01/27/2016 12:36 pm ET Updated Jan 27, 2017

Here's the Best Way to Solve the Procrastination Problem

We have all put things off at some point in our lives. I work with clients whose procrastination varies from mild to severe, and as their life coach it is my job to help them overcome that. I can also tell you that I personally procrastinate every few days at least. I'm acutely aware of this because I keep an organized to-do list, and whenever a lower priority items comes up that I just don't feel like doing, I'm tempted to move it to the next day's list.

I'm the first to say that there is no harm in delaying non-critical tasks. It's when there are hard deadlines and pressing obligations involved that procrastination becomes a big problem. Paying bills, work projects, health issues and so on are challenging to tackle but unfortunately they must be dealt with.

You might expect me to say that the best way to solve this problem is to suck it up and just do it. And although that is the ultimate outcome, it would be unhelpful for me to unload a demand on you that you've probably already told yourself and others have told you. So...

The best way to fix your procrastination problem is to address the root of what is preventing you from moving forward with the task. By doing this, you will ease anxiety and stress in addition to gaining a better sense of control. This is particularly beneficial if you're dealing with repetitive burdens such as paying bills, leaving for work on time, doing homework and more.

As a coach, my go-to culprit for placing the blame of setbacks is fear. Fear of change, failure, and success are the big ones, and other fears could come to the surface too. Why look at fear when it comes to mundane tasks or unpleasant chores? It's because fear can stop us in our tracks and will often show up in the form of procrastination. For example, constantly putting off your diet that starts 'tomorrow' could be due to fear of failure or feeling inadequate. By facing your concerns, you can deal with them in a way that's beneficial for you; thus, giving you a better sense of control.
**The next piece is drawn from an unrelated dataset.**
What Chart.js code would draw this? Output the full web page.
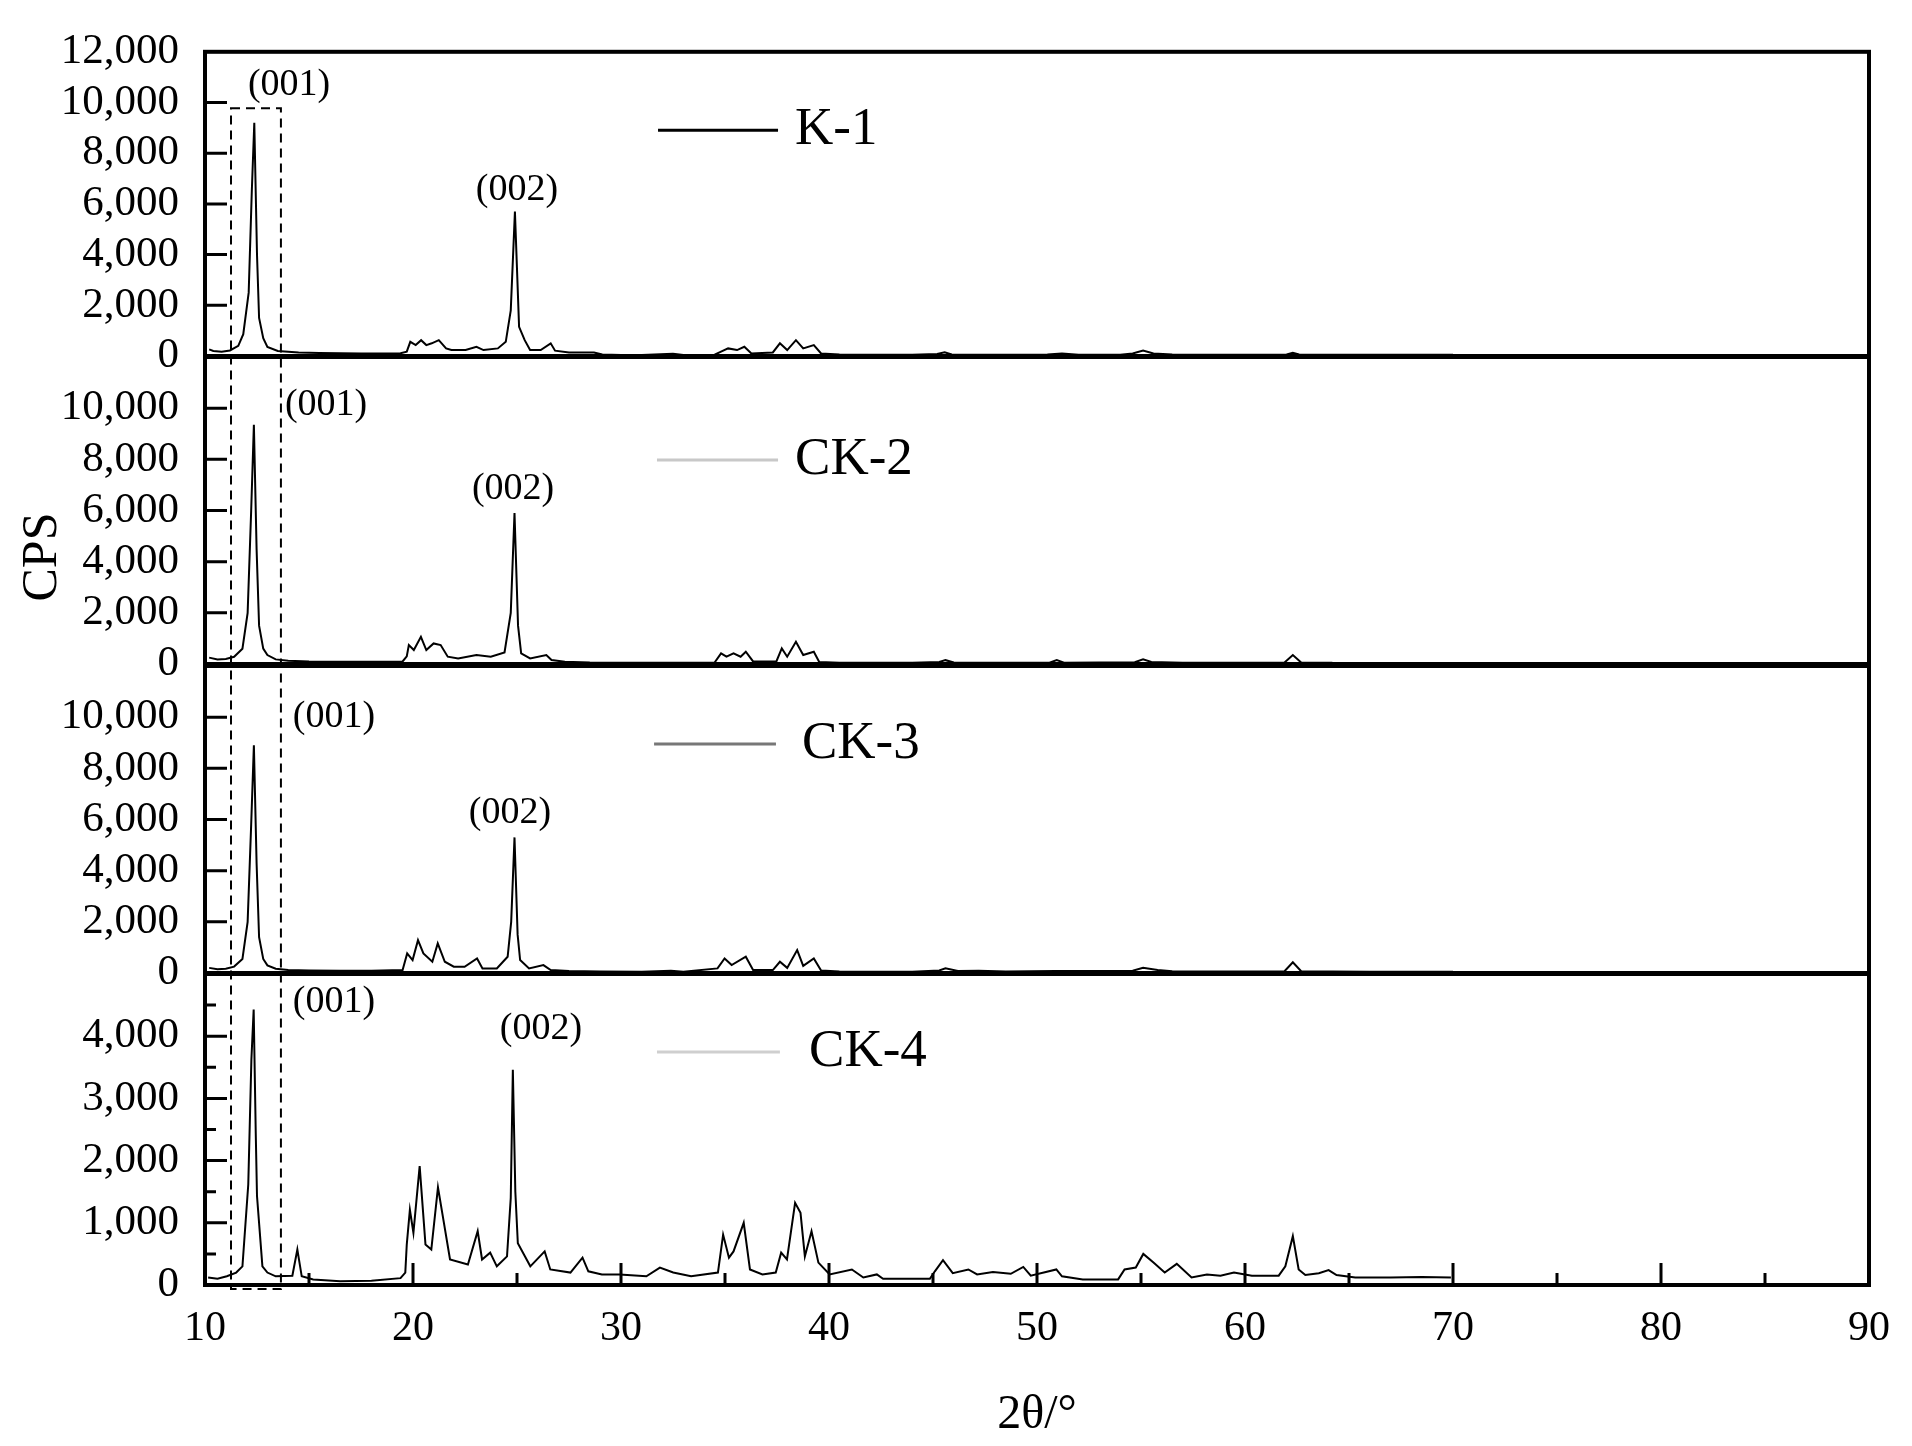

You can find out if postponing things is caused by something deeper simply by asking yourself: Is there something more here? Perhaps you are afraid or concerned about other negative feelings or experiences. A quick check-in to find out where the delay is coming from and acknowledging what you come up with will help you get more clarity and move forward.

Checking in with yourself to address the root of the delay is the best way to fix the procrastination problem. Sometimes there is not much of an issue other than the project just sucks and you don't want to do it. Like cleaning a toilet, for example. How do you get motivated when you don't have much interest in doing it? Here's what I do: determine if the task is an obligation, how badly you want it, and how you will feel once it's accomplished. This will help weed out if it's even worth keeping on your "to-do" list. If it is worth doing, re-evaluating the importance and outcome will inspire you to take that next step!